Dengan nada lagu rebananya itu, sebenarnya, sesekali ia juga ingin mengkritik kaum normative-dogmatis yang terlampau verbal dalam memahami agama dan wujud kebesaran Tuhan. Ia juga hendak menyindir kaum kalamiyyun, alias para teolog, yang terlampau dogmatis pada logika, lalu terjebak dalam lingkaran bahasa dan tafsir, dan kemudian menjadikan simpulan bahasa dan tafsir itu sebagai hakikat: “Tak seorang pun yang sungguh tahu hakikat, tanyakan pada siapa saja sesukamu,” demikian Attar melempar polemik khasnya.
Attar juga sebenarnya sedang menerangkan di mana posisi seorang penyair, utamanya seorang darwis pencari. Tentang apa yang tak dapat dinarasikan dengan prosa-argumentatif yang deskriptif, memang hanya dapat diutarakan lewat sajak. Hal itu bukan karena sebuah puisi atau sajak kelewat angkuh untuk menggunakan narasi dan tuturan yang lazim dan biasa. Namun karena puisi atau sajak ingin mengatakan sesuatu yang terlampau panjang tapi pada saat yang sama juga teramat singkat.
Dari gaya meditatif Attar, kita dapat belajar bahwa ketika sebuah puisi atau sajak ingin mengatakan sesuatu secara naratif dan sistematik sebagaimana prosa pada umumnya, maka sebuah sajak atau puisi hanya akan kehilangan fungsinya sebagai pembangun dan pembentuk “dunia wawasan”.

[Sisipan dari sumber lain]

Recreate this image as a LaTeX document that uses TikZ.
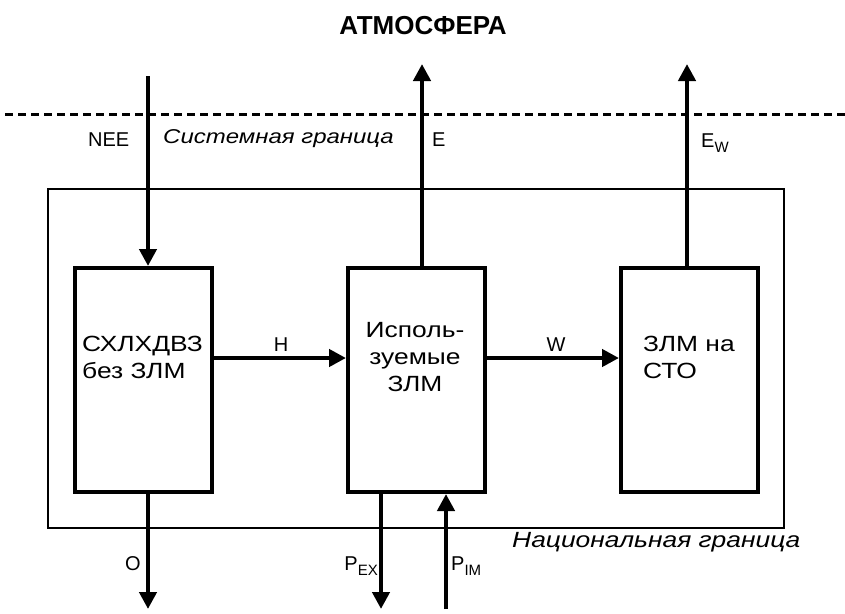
\documentclass[tikz,border=0pt]{standalone}
\usepackage{fontspec}
\setmainfont{Liberation Sans}
\newfontfamily\widefont{Liberation Sans}[FakeStretch=1.2]
\usetikzlibrary{arrows.meta}
\newcommand\lowsub[1]{\raisebox{-5pt}{\fontsize{15}{18}\selectfont #1}}
\begin{document}
\begin{tikzpicture}[x=1pt,y=-1pt,
  box/.style={draw,line width=4pt,minimum width=137pt,minimum height=224pt,inner sep=0pt},
  outer/.style={draw,line width=2.7pt},
  arr/.style={line width=4.5pt,-{Triangle[length=17pt,width=17pt]}},
  lbl/.style={font=\fontsize{20}{24}\selectfont,inner sep=0pt},
  btxt/.style={font=\widefont\fontsize{22}{27}\selectfont,inner sep=0pt},
  itxt/.style={font=\widefont\fontsize{20}{24}\selectfont\itshape,inner sep=0pt}]
\useasboundingbox (0,0) rectangle (845,613);
\node[font=\fontsize{26}{30}\selectfont\bfseries] (title) at (423,26) {АТМОСФЕРА};
\draw[line width=3pt,dash pattern=on 8pt off 5pt] (5,114) coordinate (dl) -- (845,114) coordinate (dr);
\node[outer,minimum width=736pt,minimum height=339pt,inner sep=0pt] (nat) at (416,358.5) {};
\node[box] (b1) at (143.5,380) {};
\node[box] (b2) at (416.5,380) {};
\node[box] (b3) at (689.5,380) {};
\node[btxt,anchor=west,align=left] (t1) at (82,357) {СХЛХДВЗ\\без ЗЛМ};
\node[btxt,align=center] (t2) at (415,357) {Исполь-\\зуемые\\ЗЛМ};
\node[btxt,anchor=west,align=left] (t3) at (643,357) {ЗЛМ на\\СТО};
% top arrows
\coordinate (nee) at (148,76);
\draw[arr] (nee) -- (nee |- b1.north);
\coordinate (eTop) at (422,64);
\draw[arr] (eTop |- b2.north) -- (eTop);
\coordinate (ewTop) at (687,64);
\draw[arr] (ewTop |- b3.north) -- (ewTop);
\node[lbl,anchor=west] (lnee) at (88,140) {NEE};
\node[itxt,anchor=west] (sys) at (163,139) {Системная граница};
\node[lbl,anchor=west] (le) at (432,140) {E};
\node[lbl,anchor=base west] (lew) at (701,147) {E\lowsub{W}};
% horizontal arrows
\draw[arr] (b1.east |- 0,358) -- (b2.west |- 0,358);
\node[lbl] (lh) at (281,345) {H};
\draw[arr] (b2.east |- 0,358) -- (b3.west |- 0,358);
\node[lbl] (lw) at (556,345) {W};
% bottom arrows
\coordinate (oBot) at (148,609);
\draw[arr] (oBot |- b1.south) -- (oBot);
\coordinate (pexBot) at (381,609);
\draw[arr] (pexBot |- b2.south) -- (pexBot);
\coordinate (pimBot) at (446,609);
\draw[arr] (pimBot) -- (pimBot |- b2.south);
\node[lbl] (lo) at (133,564) {O};
\node[lbl,anchor=base east] (lpex) at (378,570) {P\lowsub{EX}};
\node[lbl,anchor=base west] (lpim) at (451,570) {P\lowsub{IM}};
\node[itxt,anchor=west,font=\widefont\fontsize{22}{26}\selectfont\itshape] (natl) at (512,542) {Национальная граница};
\end{tikzpicture}
\end{document}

Secara kiasi, Attar juga memang hendak menyatakan bahwa puisi memang kontradiksi itu sendiri. Ia mengatakan tentang banyak hal, tapi pada saat yang sama juga ia mendapatkan dirinya pada keharusannya untuk tidak menarasikannya secara prosaik dalam arti yang lazim dan normatif alias biasa saja. Sebuah puisi atau sajak memang hendak mengatakan banyak hal dengan cara singkat dan padat. Yang dengan itu, sebuah puisi atau sajak akan menjelma sebagai dunia dan wawasan yang terus memancarkan air dan cahaya.